After the mechanizing of looms we started to see a greater variety of materials being used and a greater market for towels because they were less expensive. This also created a large market for Bath Towels for the first time. Like most textile cloth throughout the manufacturing process everything is bleached a bright white before it is dyed its final color. This is almost always done to the fabric in large rolls or yards before any weaving or other alteration takes place. Terry cloth is woven on a dobby loom, which means that it has two steps or processes. The first one is referred to as the ground warp and forms the body of the towel or cloth. The second one is called the pile warp, which forms it forms the terry loop or pile.

Terry cloth of any type does not lend itself well to screen printing. The primary reason for this is due to the rugged and tough surface of the cloth, as well as the repeated punishment from hot machine washing and use. In order to get a good print it is best to work with a fairly flat surface, which terry cloth is not. When we do see printed terry, it is often a single color print for something such as a sporting event. A printed Rally towel works well because they are usually not used for very long and are inexpensive. Embroidery is the solution for decorating any terry cloth.
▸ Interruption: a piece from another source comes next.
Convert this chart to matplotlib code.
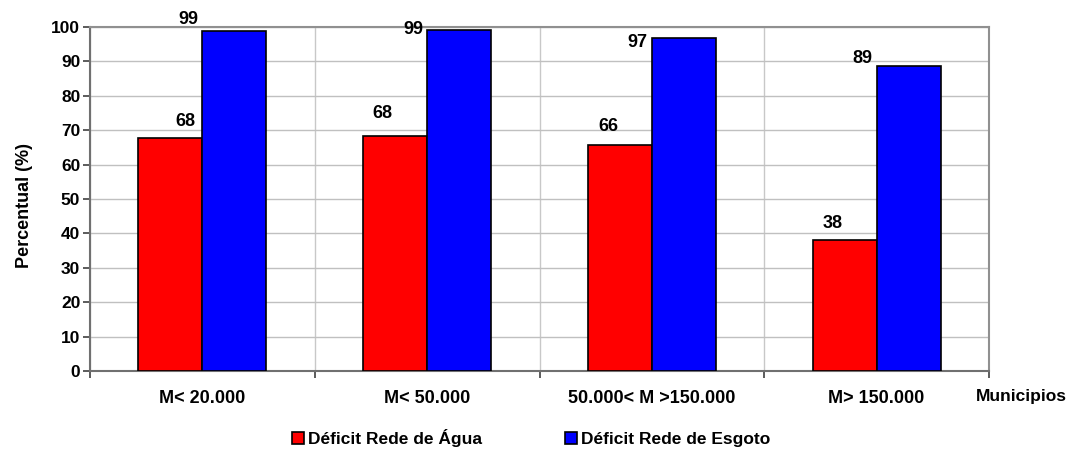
import numpy as np
import matplotlib.pyplot as plt
from matplotlib.patches import Patch

plt.rcParams['font.family'] = ['Liberation Sans', 'DejaVu Sans']
plt.rcParams['font.weight'] = 'bold'

categories = ['M< 20.000', 'M< 50.000', '50.000< M >150.000', 'M> 150.000']
agua = [67.7, 68.3, 65.7, 38.1]
esgoto = [98.8, 99.1, 96.9, 88.7]
agua_lbl = ['68', '68', '66', '38']
esgoto_lbl = ['99', '99', '97', '89']

# label offsets (pixels), mimicking the excel placement
agua_dx = [15, -13, -11, -12]
agua_dy = [17, 23, 18, 16]
esgoto_dy = [12, 1, -5, 7]

fig = plt.figure(figsize=(10.74, 4.5), dpi=100)
ax = fig.add_axes([90/1074, 1-371/450, (989-90)/1074, (371-27)/450])

x = np.arange(len(categories))
w = 0.285
ax.bar(x - w/2, agua, w, color='#ff0000', edgecolor='black', linewidth=1.2, zorder=3)
ax.bar(x + w/2, esgoto, w, color='#0000ff', edgecolor='black', linewidth=1.2, zorder=3)

for i in range(len(x)):
    ax.annotate(agua_lbl[i], (x[i] - w/2, agua[i]), xytext=(agua_dx[i], agua_dy[i]),
                textcoords='offset pixels', ha='center', va='center', fontsize=13, fontweight='bold')
    ax.annotate(esgoto_lbl[i], (x[i], esgoto[i]), xytext=(-4, esgoto_dy[i]),
                textcoords='offset pixels', ha='right', va='center', fontsize=13, fontweight='bold')

ax.set_xlim(-0.5, 3.5)
ax.set_ylim(0, 100)
ax.set_yticks(np.arange(0, 101, 10))
ax.set_xticks(x)
ax.set_xticklabels(categories, fontsize=13, fontweight='bold')
ax.set_xticks(np.arange(-0.5, 3.6, 1), minor=True)
ax.tick_params(axis='x', which='major', length=0, pad=14)
ax.tick_params(axis='x', which='minor', length=5, width=1.2, color='#404040')
ax.tick_params(axis='y', length=5, width=1.2, color='#404040', pad=2, labelsize=12.5)
for lab in ax.get_yticklabels():
    lab.set_fontweight('bold')

ax.grid(axis='y', color='#c0c0c0', linewidth=1, zorder=0)
ax.grid(axis='x', which='minor', color='#c8c8c8', linewidth=1, zorder=0)
ax.set_axisbelow(True)
for s in ['top', 'right']:
    ax.spines[s].set_color('#909090')
    ax.spines[s].set_linewidth(1.5)
for s in ['left', 'bottom']:
    ax.spines[s].set_color('#707070')
    ax.spines[s].set_linewidth(1.5)

ax.set_ylabel('Percentual (%)', fontsize=13, fontweight='bold')
ax.yaxis.set_label_coords((33-90)/899, 0.48)
fig.text(976/1074, 1-397/450, 'Municipios', fontsize=12.5, fontweight='bold', ha='left', va='center')

handles = [Patch(facecolor='#ff0000', edgecolor='black', linewidth=1.2),
           Patch(facecolor='#0000ff', edgecolor='black', linewidth=1.2)]
fig.legend(handles, ['Déficit Rede de Água', 'Déficit Rede de Esgoto'], loc='center',
           bbox_to_anchor=(531/1074, 1-438/450), ncol=2, frameon=False,
           prop={'size': 12.5, 'weight': 'bold'}, handlelength=0.7, handleheight=0.7,
           handletextpad=0.2, columnspacing=4.8, borderpad=0, borderaxespad=0)

fig.savefig('out.png', dpi=100)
The same reasons that make it unsuitable for screen printing are responsible for making it a great fabric for embroidery or monogramming. The fabric is generally so tough that it does not require an embroidery stabilizer like backing. Furthermore if you are hosting an event in which you would like a nice gift or promotional product, the embroidered towel will be a hit. Not only will you get a long life span from an embroidered terry cloth item, but its cost relative to embroidered shirts makes it an attractive item.

There are many types of terry cloth and many more uses for it. While we mostly think of the terry cloth as a bath towel there are dozens of terry cloth products for all types of uses and you should not have any trouble find your terry solution.